How to Practice Mindfulness in Dating
I’m not going to tell you not to use dating apps. Dating apps, for better or worse, are part of our culture. I am going to give you some tips for how to swipe better, and to have better dates.
Swipe well.
Dating apps have become a pillar of modern dating culture. They have their pros and cons, certainly, but there are ways to use them that lead to deep connections. Here are some tips to keep in mind when it comes to swiping:
Quality over quantity. If you live in a big city, you might be able to swipe endlessly, without ever reaching an end. It can be tempting to keep looking for that “perfect” match. However, this can keep us stuck in a loop of swiping, meaningless conversation, and more swiping. Rather than continuing to swipe, just swipe until you have two or three matches, then focus your attention on having interesting conversations (see point 5 for strategies).
Meet up IRL ASAP. Of course, use caution in meeting people out in the world. But, continuing long conversations over an app, texting, or snapchat lead to false images of the person you’re talking to. Dating apps aren’t for dating–they’re for making an intro. Use that jumping off point to meet someone (in public!!) so you can get a real feel for your chemistry.
If, for some reason, you can’t meet up within one or two days of matching, I’d suggest trying to talk on the phone or over video. You’ll get a better feel for how it might be to talk in real life than if you continue to text.
2. Be present in the moment.
When you're on a date, it’s easy to get caught up in thinking about how you are being perceived. You might worry about how you look or something silly that you said. When that happens, you lose the ability to be present and curious with the person in front of you, and it’s difficult to connect.
Being present means letting go of the thoughts that nag at you and doing your best to channel curiosity for the person you’re meeting with. Try not to think of a date like a job interview, but as an opportunity to get to know someone.
3. Embrace vulnerability
Dating is inherently vulnerable and there’s no getting around that. We do a lot to try to protect our fragile little hearts, and often those protective mechanisms push people away. Be on the lookout for these common coping mechanisms that cause distance in our relationships:
Downplaying feelings (e.g. “playing it cool”)

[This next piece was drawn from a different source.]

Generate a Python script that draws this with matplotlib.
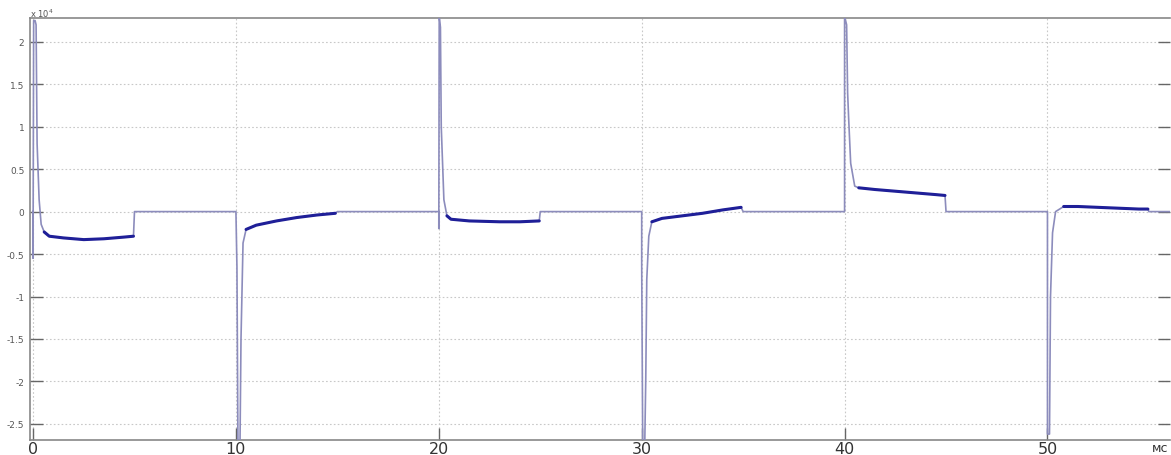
import numpy as np
import matplotlib
matplotlib.use('Agg')
import matplotlib.pyplot as plt
from matplotlib.ticker import FuncFormatter

# waveform, time in ms, value in units of 1e4
t_wave = [0.0, 0.0, 0.03, 0.1, 0.15, 0.2, 0.3, 0.4, 0.55, 0.8, 1.5, 2.5, 3.5, 4.5, 4.95, 5.0,
          10.0, 10.05, 10.1, 10.2, 10.25, 10.35, 10.5, 11.0, 12.0, 13.0, 14.0, 14.9, 15.0,
          20.0, 20.0, 20.02, 20.08, 20.12, 20.25, 20.4, 20.6, 21.5, 23.0, 24.0, 24.95, 25.0,
          30.0, 30.0, 30.05, 30.15, 30.2, 30.25, 30.35, 30.5, 31.0, 32.0, 33.0, 34.0, 34.9, 35.0,
          40.0, 40.0, 40.1, 40.15, 40.2, 40.3, 40.5, 40.7, 41.5, 42.5, 43.5, 44.5, 44.95, 45.0,
          50.0, 50.0, 50.1, 50.15, 50.25, 50.4, 50.8, 51.5, 52.5, 53.5, 54.5, 54.95, 55.0, 56.5]
v_wave = [0.0, -0.55, 2.25, 2.25, 2.2, 0.8, 0.14, -0.15, -0.24, -0.29, -0.31, -0.33, -0.32, -0.30, -0.29, 0.0,
          0.0, -0.65, -2.75, -2.75, -1.5, -0.37, -0.21, -0.16, -0.11, -0.07, -0.04, -0.02, 0.0,
          0.0, -0.2, 2.3, 2.17, 1.0, 0.14, -0.05, -0.09, -0.11, -0.12, -0.12, -0.11, 0.0,
          0.0, -0.62, -2.75, -2.75, -1.98, -0.8, -0.29, -0.12, -0.08, -0.05, -0.02, 0.02, 0.05, 0.0,
          0.0, 2.3, 2.2, 1.4, 1.1, 0.57, 0.3, 0.28, 0.26, 0.24, 0.22, 0.20, 0.19, 0.0,
          0.0, -2.62, -2.62, -1.0, -0.25, 0.0, 0.06, 0.06, 0.05, 0.04, 0.03, 0.03, 0.0, 0.0]

# slow (dense, dark) parts of each pulse
plateaus = [(0.5, 4.95), (10.5, 14.9), (20.4, 24.95), (30.5, 34.9), (40.6, 44.95), (50.5, 54.95)]

x_ticks = [0, 10, 20, 30, 40, 50]
y_ticks = [-2.5, -2, -1.5, -1, -0.5, 0, 0.5, 1, 1.5, 2]

t_wave = np.array(t_wave)
v_wave = np.array(v_wave)

fig = plt.figure(figsize=(11.71, 4.56), dpi=100)
ax = fig.add_axes([30/1171, 1 - 441/456, 1 - 30/1171 - 0.0005, 422/456])

ax.plot(t_wave, v_wave, color='#8c8cbc', lw=1.2, zorder=3)
for a, b in plateaus:
    m = (t_wave >= a) & (t_wave <= b)
    ax.plot(t_wave[m], v_wave[m], color='#1f1f98', lw=2.2, zorder=4, solid_capstyle='round')

ax.set_xlim(-0.15, 56.06)
ax.set_ylim(-2.69, 2.28)
ax.set_xticks(x_ticks)
ax.set_yticks(y_ticks)
ax.yaxis.set_major_formatter(FuncFormatter(lambda v, p: '%g' % v))

ax.grid(True, color='#c8c8c8', lw=0.8, linestyle=(0, (1.5, 2)))
ax.tick_params(axis='both', direction='in', length=9, color='#666666', width=1)
ax.tick_params(axis='y', right=True, labelsize=6.5, labelcolor='#555555', pad=4)
ax.tick_params(axis='x', labelsize=11.5, labelcolor='#333333', pad=0.5)
for s in ['left', 'top', 'bottom']:
    ax.spines[s].set_color('#888888')
    ax.spines[s].set_linewidth(1.2)
ax.spines['right'].set_visible(False)

fig.text(30/1171, 1 - 14/456, r'x 10$^4$', fontsize=6, color='#555555', va='center', ha='left')
fig.text(1160/1171, 1 - 449/456, 'мс', fontsize=9, color='#333333', ha='center', va='center')

fig.savefig('out.png', dpi=100)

Avoiding intimacy (emotional and/or physical)
Being non-committal (e.g. someone invites you to something and you say “maybe”)
Keeping things “casual”
Looking at your phone when you’re spending one on one time with someone
4. Give yourself time to reflect
It can be easy to get caught up in someone new and start obsessing about whether or not they like you. It’s important to focus your energy back on yourself and pay attention to how you’re feeling. Here are some helpful questions to ask yourself when you’re dating someone new:
Was I able to be myself around them?
Did I feel safe expressing my true feelings on various topics?
How did I feel when I left the date?
Do I feel secure that this person will show up when they say they’re going to show up, and text/call when they say they’re going to text/call?
Did I feel any pressure to do something I didn’t want to do, or to be someone I’m not?
Did they make me laugh?
5. Ask meaningful questions
Dating can be repetitive, especially if we keep asking the same questions, i.e. “what do you do for work?” “do you have siblings?”, “what do you like to do for fun?”. It’s not that those are bad questions–in fact, they’re pretty important–it’s just that they’re not fun or interesting. Here are some questions you can ask to get out of the rut and hopefully, connect on a deeper level.
If you could take all your thoughts that you have in a day and put them in a pie-chart, what would that pie chart look like?
What is your favorite part of your day?
What are you looking forward to in the next 3 months?
What sparked joy for you this week?
If you could have any job in the world and not have to worry about money, what would it be?
What games did you like to play as a kid, and which ones were you the best at?
Dating can be emotionally exhausting, but taking a moment to breathe and be mindful can save you a lot of stress in the long run. I hope these tips help you in the dating world!